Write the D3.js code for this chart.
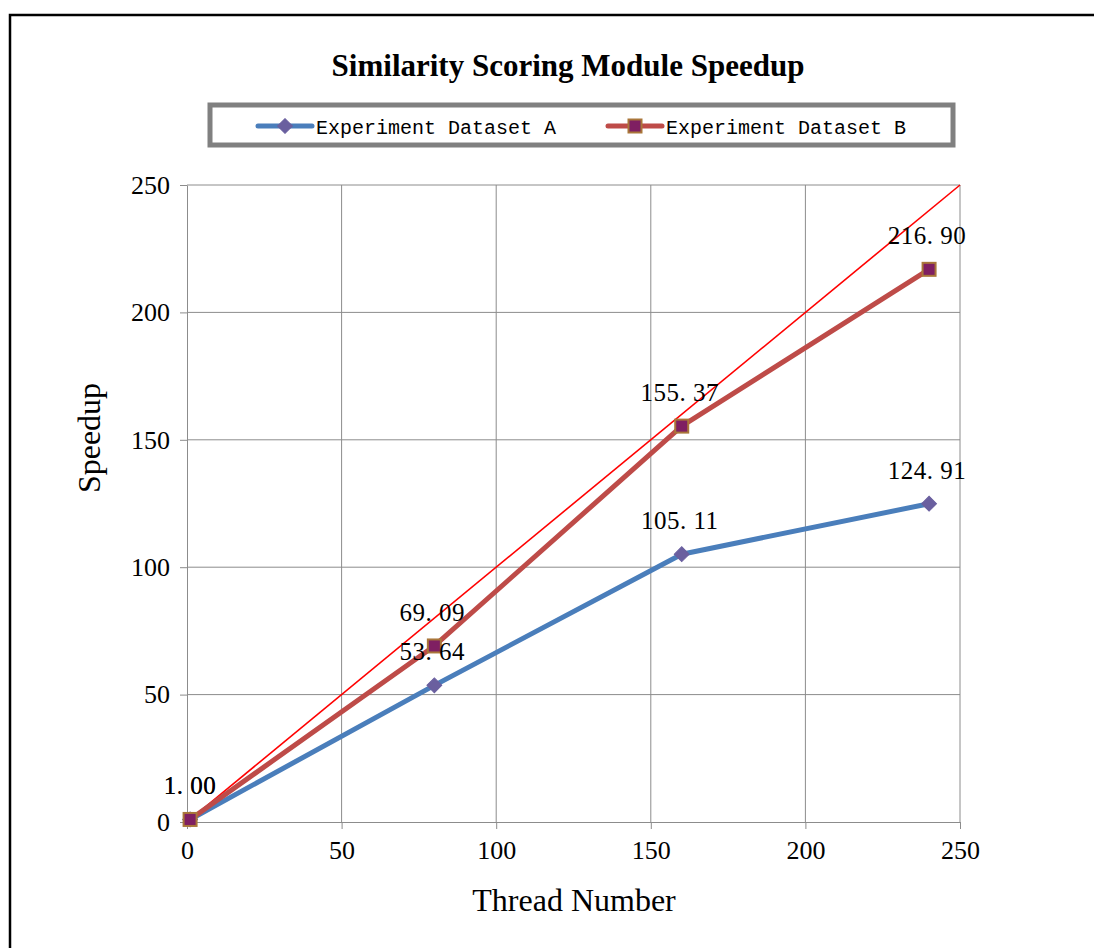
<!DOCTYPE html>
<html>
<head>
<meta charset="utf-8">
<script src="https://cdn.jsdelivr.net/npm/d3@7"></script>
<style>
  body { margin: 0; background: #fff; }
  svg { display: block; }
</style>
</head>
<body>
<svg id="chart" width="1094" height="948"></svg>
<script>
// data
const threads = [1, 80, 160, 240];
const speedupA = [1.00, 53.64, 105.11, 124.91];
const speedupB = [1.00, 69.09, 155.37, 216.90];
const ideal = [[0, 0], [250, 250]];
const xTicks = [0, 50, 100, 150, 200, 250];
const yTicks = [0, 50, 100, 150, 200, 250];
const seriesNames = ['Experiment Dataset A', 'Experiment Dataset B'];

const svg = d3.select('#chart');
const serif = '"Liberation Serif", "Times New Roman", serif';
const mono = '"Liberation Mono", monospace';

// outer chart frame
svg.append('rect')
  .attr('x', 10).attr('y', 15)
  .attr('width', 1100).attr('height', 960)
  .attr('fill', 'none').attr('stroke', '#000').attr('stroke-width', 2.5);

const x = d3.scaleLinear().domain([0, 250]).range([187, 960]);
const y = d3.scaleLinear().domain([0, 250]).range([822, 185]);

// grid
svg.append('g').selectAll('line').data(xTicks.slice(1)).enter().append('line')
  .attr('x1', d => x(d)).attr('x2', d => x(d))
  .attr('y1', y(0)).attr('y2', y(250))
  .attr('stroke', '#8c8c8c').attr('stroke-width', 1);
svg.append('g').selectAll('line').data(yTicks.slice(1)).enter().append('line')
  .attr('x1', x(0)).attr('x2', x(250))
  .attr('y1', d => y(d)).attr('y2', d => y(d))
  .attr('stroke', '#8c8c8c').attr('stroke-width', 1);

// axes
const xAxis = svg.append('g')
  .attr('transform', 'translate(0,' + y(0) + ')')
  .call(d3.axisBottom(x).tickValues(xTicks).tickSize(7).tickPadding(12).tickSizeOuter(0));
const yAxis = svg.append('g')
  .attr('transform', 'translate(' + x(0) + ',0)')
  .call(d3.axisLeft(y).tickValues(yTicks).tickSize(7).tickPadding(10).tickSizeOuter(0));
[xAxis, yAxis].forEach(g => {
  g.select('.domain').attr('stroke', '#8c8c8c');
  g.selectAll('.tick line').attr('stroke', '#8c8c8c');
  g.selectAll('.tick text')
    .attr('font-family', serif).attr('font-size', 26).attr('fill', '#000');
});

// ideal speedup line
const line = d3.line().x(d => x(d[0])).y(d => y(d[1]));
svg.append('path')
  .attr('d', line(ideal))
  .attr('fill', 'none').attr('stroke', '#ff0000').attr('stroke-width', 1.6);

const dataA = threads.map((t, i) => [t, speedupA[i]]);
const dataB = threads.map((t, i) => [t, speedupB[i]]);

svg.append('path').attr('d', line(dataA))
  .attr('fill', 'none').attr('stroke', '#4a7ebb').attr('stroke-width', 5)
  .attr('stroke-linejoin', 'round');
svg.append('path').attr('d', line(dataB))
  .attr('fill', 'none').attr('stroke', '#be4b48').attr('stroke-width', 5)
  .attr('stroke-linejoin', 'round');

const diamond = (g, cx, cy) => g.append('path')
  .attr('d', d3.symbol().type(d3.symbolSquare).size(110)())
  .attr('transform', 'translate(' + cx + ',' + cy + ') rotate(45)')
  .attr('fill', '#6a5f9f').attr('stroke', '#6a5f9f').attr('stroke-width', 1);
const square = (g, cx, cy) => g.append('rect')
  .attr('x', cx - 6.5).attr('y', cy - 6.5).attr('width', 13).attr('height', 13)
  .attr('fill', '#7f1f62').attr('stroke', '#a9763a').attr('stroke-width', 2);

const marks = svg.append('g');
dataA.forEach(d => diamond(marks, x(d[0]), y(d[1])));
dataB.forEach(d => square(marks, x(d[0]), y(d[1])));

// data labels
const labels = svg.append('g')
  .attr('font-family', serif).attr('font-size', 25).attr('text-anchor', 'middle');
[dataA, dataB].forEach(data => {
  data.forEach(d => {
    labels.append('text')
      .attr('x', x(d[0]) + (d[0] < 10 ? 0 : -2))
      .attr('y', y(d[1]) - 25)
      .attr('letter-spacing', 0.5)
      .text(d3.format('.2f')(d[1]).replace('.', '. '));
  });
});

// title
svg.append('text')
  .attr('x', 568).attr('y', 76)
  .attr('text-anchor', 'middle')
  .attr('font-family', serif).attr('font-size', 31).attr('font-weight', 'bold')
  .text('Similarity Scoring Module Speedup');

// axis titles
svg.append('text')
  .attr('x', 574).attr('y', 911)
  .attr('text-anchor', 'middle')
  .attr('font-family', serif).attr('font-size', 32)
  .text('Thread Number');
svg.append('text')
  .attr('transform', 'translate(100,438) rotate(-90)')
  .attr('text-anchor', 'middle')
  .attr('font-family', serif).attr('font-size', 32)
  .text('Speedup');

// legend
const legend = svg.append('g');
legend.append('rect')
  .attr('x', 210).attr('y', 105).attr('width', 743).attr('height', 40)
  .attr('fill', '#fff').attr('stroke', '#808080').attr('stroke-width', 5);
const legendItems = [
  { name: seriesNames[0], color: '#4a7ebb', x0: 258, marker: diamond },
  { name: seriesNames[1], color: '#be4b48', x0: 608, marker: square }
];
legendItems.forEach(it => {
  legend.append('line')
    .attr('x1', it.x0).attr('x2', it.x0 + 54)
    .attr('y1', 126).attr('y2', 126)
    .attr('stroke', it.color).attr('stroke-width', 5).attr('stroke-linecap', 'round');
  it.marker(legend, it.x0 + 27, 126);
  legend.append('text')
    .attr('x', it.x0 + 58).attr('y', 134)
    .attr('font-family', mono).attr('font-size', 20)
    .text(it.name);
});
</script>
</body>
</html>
::::::::::
* _GIVEN PROBLEM_
Everything from the first line to the line with "const y = d3.scaleLinear().domain([0, 250]).range([822, 185]);" must be repeated exactly, and nothing else. Leave the pictures out.

* _SOLUTION TO THIS PROBLEM_
Write the D3.js code for this chart.
<!DOCTYPE html>
<html>
<head>
<meta charset="utf-8">
<script src="https://cdn.jsdelivr.net/npm/d3@7"></script>
<style>
  body { margin: 0; background: #fff; }
  svg { display: block; }
</style>
</head>
<body>
<svg id="chart" width="1094" height="948"></svg>
<script>
// data
const threads = [1, 80, 160, 240];
const speedupA = [1.00, 53.64, 105.11, 124.91];
const speedupB = [1.00, 69.09, 155.37, 216.90];
const ideal = [[0, 0], [250, 250]];
const xTicks = [0, 50, 100, 150, 200, 250];
const yTicks = [0, 50, 100, 150, 200, 250];
const seriesNames = ['Experiment Dataset A', 'Experiment Dataset B'];

const svg = d3.select('#chart');
const serif = '"Liberation Serif", "Times New Roman", serif';
const mono = '"Liberation Mono", monospace';

// outer chart frame
svg.append('rect')
  .attr('x', 10).attr('y', 15)
  .attr('width', 1100).attr('height', 960)
  .attr('fill', 'none').attr('stroke', '#000').attr('stroke-width', 2.5);

const x = d3.scaleLinear().domain([0, 250]).range([187, 960]);
const y = d3.scaleLinear().domain([0, 250]).range([822, 185]);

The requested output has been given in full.